## STATED GOAL
Your output is the lines from the first one to the one containing "['0.08', '0.16', '0.24', '0.32', '0.40', '0.48', '0.56'];", repeated exactly, with images left out.

[Start]

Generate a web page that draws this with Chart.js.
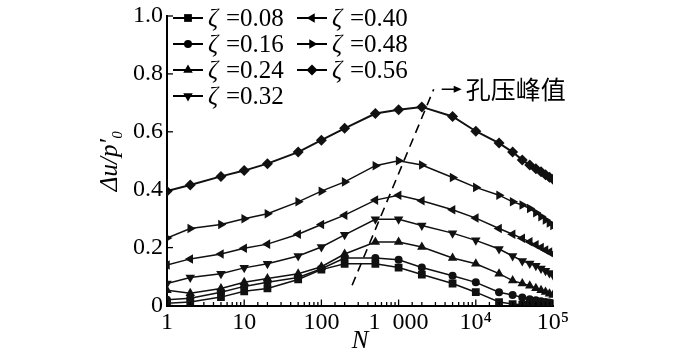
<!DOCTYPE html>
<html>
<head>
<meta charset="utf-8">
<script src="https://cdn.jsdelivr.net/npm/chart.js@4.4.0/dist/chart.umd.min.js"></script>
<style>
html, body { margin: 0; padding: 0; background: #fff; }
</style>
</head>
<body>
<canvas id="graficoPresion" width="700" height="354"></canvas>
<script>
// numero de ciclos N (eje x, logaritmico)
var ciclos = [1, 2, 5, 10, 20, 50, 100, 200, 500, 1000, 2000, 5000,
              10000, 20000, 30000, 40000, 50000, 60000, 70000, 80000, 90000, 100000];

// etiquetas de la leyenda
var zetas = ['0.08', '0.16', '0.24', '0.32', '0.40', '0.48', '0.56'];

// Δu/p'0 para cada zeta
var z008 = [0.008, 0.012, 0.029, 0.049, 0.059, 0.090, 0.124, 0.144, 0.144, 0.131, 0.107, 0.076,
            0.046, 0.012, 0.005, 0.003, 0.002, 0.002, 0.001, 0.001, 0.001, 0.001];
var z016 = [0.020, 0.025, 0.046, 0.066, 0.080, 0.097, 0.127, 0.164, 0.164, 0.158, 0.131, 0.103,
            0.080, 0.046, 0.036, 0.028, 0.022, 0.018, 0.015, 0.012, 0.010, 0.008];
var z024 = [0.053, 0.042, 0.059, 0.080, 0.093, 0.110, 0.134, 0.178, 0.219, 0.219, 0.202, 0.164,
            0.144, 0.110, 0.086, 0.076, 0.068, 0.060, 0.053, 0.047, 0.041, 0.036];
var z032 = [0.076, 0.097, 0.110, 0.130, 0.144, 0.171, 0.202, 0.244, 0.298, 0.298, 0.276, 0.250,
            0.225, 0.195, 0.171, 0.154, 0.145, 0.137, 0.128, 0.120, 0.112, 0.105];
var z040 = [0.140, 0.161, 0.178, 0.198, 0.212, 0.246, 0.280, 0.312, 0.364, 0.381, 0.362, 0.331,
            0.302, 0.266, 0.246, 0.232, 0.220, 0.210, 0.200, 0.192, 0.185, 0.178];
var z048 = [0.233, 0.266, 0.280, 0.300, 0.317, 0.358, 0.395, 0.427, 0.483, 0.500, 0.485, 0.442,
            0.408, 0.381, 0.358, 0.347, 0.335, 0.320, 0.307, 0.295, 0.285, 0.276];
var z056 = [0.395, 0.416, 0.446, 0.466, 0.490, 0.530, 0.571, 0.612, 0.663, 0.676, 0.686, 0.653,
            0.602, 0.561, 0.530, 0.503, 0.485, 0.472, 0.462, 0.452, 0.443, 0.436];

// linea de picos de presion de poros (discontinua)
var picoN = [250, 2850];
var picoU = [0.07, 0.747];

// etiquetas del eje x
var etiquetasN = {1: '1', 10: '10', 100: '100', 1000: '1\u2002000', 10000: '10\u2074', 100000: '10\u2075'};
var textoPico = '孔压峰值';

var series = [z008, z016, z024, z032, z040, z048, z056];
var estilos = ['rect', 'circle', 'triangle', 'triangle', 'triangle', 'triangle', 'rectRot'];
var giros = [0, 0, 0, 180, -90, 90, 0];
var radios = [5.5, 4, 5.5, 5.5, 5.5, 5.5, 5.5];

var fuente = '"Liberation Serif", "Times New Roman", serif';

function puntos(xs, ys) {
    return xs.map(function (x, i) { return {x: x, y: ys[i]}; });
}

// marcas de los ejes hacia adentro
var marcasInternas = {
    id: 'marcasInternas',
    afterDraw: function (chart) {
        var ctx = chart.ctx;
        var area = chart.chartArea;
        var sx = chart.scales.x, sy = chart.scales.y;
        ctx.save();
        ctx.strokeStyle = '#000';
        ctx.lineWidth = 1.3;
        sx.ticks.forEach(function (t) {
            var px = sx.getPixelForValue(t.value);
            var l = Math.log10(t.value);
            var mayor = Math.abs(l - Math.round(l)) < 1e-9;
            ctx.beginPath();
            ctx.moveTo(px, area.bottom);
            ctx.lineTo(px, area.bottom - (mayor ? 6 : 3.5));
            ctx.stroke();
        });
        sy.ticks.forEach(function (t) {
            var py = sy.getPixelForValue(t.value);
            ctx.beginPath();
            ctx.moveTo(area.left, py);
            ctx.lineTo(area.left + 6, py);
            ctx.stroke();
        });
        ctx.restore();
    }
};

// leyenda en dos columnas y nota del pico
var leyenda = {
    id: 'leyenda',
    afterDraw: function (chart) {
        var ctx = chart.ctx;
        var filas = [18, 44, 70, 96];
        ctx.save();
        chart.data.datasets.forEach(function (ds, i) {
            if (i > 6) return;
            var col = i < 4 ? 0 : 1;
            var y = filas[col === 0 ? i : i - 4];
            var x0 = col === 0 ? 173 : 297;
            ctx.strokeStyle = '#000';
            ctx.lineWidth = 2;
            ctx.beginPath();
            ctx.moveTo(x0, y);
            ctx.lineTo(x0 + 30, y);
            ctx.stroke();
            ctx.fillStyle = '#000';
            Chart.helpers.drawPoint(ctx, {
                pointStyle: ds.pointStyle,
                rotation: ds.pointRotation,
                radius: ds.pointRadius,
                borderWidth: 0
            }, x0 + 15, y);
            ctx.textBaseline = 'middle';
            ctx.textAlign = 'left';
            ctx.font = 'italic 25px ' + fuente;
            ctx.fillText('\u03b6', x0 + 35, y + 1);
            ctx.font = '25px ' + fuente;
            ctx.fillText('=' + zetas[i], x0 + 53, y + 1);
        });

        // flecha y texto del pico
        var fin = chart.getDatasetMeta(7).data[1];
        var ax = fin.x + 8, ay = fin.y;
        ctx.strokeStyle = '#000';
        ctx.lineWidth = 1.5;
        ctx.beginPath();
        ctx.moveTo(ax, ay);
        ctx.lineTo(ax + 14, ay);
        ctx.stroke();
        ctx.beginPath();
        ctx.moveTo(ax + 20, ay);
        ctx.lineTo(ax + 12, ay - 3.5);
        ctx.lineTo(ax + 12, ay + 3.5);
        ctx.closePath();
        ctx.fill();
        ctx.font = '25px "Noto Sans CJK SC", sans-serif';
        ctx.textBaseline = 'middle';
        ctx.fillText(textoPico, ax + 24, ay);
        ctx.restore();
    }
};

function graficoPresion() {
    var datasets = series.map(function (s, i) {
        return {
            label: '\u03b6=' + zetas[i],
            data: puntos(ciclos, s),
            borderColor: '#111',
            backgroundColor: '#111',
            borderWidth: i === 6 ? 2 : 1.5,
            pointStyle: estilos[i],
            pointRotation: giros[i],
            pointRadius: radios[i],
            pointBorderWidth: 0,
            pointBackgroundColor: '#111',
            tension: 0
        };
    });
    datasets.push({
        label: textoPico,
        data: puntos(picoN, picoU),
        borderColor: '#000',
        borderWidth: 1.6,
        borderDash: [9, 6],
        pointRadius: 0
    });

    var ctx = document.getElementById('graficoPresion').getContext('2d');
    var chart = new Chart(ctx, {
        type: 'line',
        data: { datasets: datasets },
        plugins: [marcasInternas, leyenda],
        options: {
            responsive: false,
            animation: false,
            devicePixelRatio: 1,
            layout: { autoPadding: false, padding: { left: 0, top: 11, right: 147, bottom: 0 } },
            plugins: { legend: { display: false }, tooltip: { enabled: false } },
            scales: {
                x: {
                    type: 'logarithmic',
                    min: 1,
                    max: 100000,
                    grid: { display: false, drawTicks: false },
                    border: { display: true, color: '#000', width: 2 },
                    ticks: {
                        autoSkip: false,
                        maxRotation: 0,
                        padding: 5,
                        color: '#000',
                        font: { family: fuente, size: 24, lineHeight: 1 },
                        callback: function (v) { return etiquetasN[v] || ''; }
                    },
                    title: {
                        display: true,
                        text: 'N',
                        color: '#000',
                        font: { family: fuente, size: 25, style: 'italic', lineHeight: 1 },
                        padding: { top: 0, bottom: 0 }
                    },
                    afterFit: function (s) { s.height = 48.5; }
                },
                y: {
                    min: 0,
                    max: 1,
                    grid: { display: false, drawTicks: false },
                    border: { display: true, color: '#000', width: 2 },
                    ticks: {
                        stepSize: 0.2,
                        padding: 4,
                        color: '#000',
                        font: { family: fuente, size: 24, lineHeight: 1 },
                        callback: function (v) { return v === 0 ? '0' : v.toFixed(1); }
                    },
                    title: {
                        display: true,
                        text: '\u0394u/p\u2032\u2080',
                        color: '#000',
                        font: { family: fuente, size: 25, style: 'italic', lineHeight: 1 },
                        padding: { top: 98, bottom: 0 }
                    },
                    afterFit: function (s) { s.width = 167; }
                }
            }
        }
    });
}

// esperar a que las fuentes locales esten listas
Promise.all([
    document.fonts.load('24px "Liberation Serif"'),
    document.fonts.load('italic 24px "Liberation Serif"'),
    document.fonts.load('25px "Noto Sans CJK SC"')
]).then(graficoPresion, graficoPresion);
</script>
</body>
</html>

[End]

## RESPONSE TO THE TASK
Generate a web page that draws this with Chart.js.
<!DOCTYPE html>
<html>
<head>
<meta charset="utf-8">
<script src="https://cdn.jsdelivr.net/npm/chart.js@4.4.0/dist/chart.umd.min.js"></script>
<style>
html, body { margin: 0; padding: 0; background: #fff; }
</style>
</head>
<body>
<canvas id="graficoPresion" width="700" height="354"></canvas>
<script>
// numero de ciclos N (eje x, logaritmico)
var ciclos = [1, 2, 5, 10, 20, 50, 100, 200, 500, 1000, 2000, 5000,
              10000, 20000, 30000, 40000, 50000, 60000, 70000, 80000, 90000, 100000];

// etiquetas de la leyenda
var zetas = ['0.08', '0.16', '0.24', '0.32', '0.40', '0.48', '0.56'];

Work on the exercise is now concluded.